R Sundarrajan actually turns out to be Sangeetha's uncle. Sundarrajan discovers that Pandian is in love with Sangeetha. He makes Pandian make him the day shift Watchman again. He also uses Pandian to get money, eat at high class restaurants and other benefits. Pandian begrudgingly allows all this so that Sundarrajan could get Sangeetha fall in love with him. But these efforts also fail.
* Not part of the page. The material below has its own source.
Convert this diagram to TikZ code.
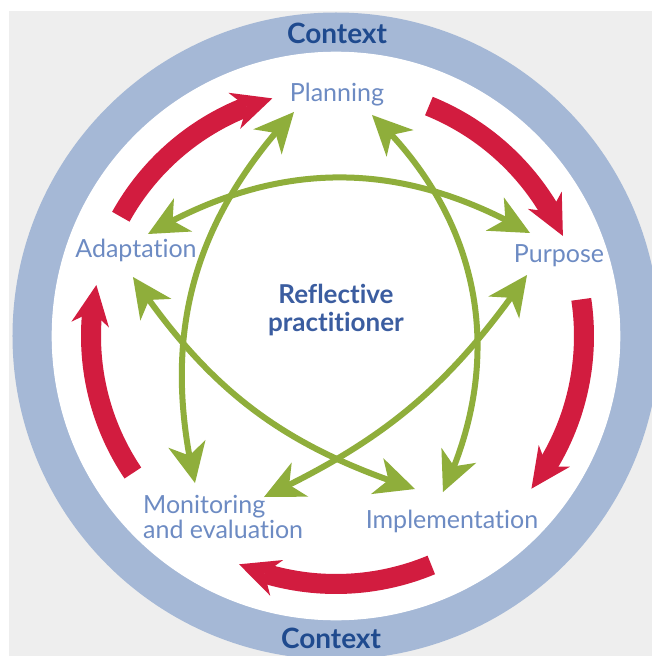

When Pandian almost gives up on his love, luck comes in the form of the comedic rowdy gang who adopted Pandian as their leader. They want to show some gratitude as Pandian beating up the old big don has boosted the revenues for these small time rowdies. But they also mistakenly think Pandian loves Sangeetha's mother and so they kidnap her. Pandian mentions that he actually loves the daughter. The rowdies again kidnap Sangeetha. Upon hearing this, all the people in Pandian's housing colony tries to rescue the two women from the clutches of the inept rowdies in their customary rundown factory which they use for kidnapping and other illegal activities. Karan uses this confusion to try to marry Sangeetha but she refuses and opens up the truth. She actually loved Pandian all along and she knew all the good things were done by him. She also knew Karan was undeservingly taking the credit due for Pandian. She wanted Pandian to come out of his shyness, insecurities and confidence issues to propose to her. For that reason she irritated Pandian by her friendship with Karan. She basically had used Karan to get Pandian out of his shell. Karan, obviously as a villain, tries to force her into marrying him. Pandian, upon hearing the heroine's admission of love, gets confidence and beats up Karan and saves Sangeetha. Pandian and Sangeetha then happily marry.

== Production ==
The film was announced in mid-1997 by Pandiarajan, who revealed that the film would be written by K. Bhagyaraj and be produced by Poornima Bhagyaraj. The film was delayed owing the financial problems for the producers.

== Soundtrack ==
Music composed by Deva

| Song | Singers | Lyrics |
| Kannu Kutti | Mano, Meera Krishnan | Vairamuthu |
| Pappali Pazhame | Mano, Sujatha |
| Top Tenla Dhool | Deva, Krishnaraj |
| Kanne Unnai | Mano, Sujatha |
| Kabadi Kabadi | Samsuddin |

== Reception ==
A critic from The Hindu wrote "Comedy is the main line in Saranya Cine Creations's Kabadi Kabadi and all the scenes are made in a lighter vein. But at times one needs a little more of drama and sentimental scenes to move the film to a higher plane". Sadly, for instance, afew of the scenes reminds and takes us back to the 1992 hit film, Thirumadhi Palanichamy, like the scene in which Manivannan introduces Pandiyarajan to Sangeetha, and he slaps her father out of momentary rage.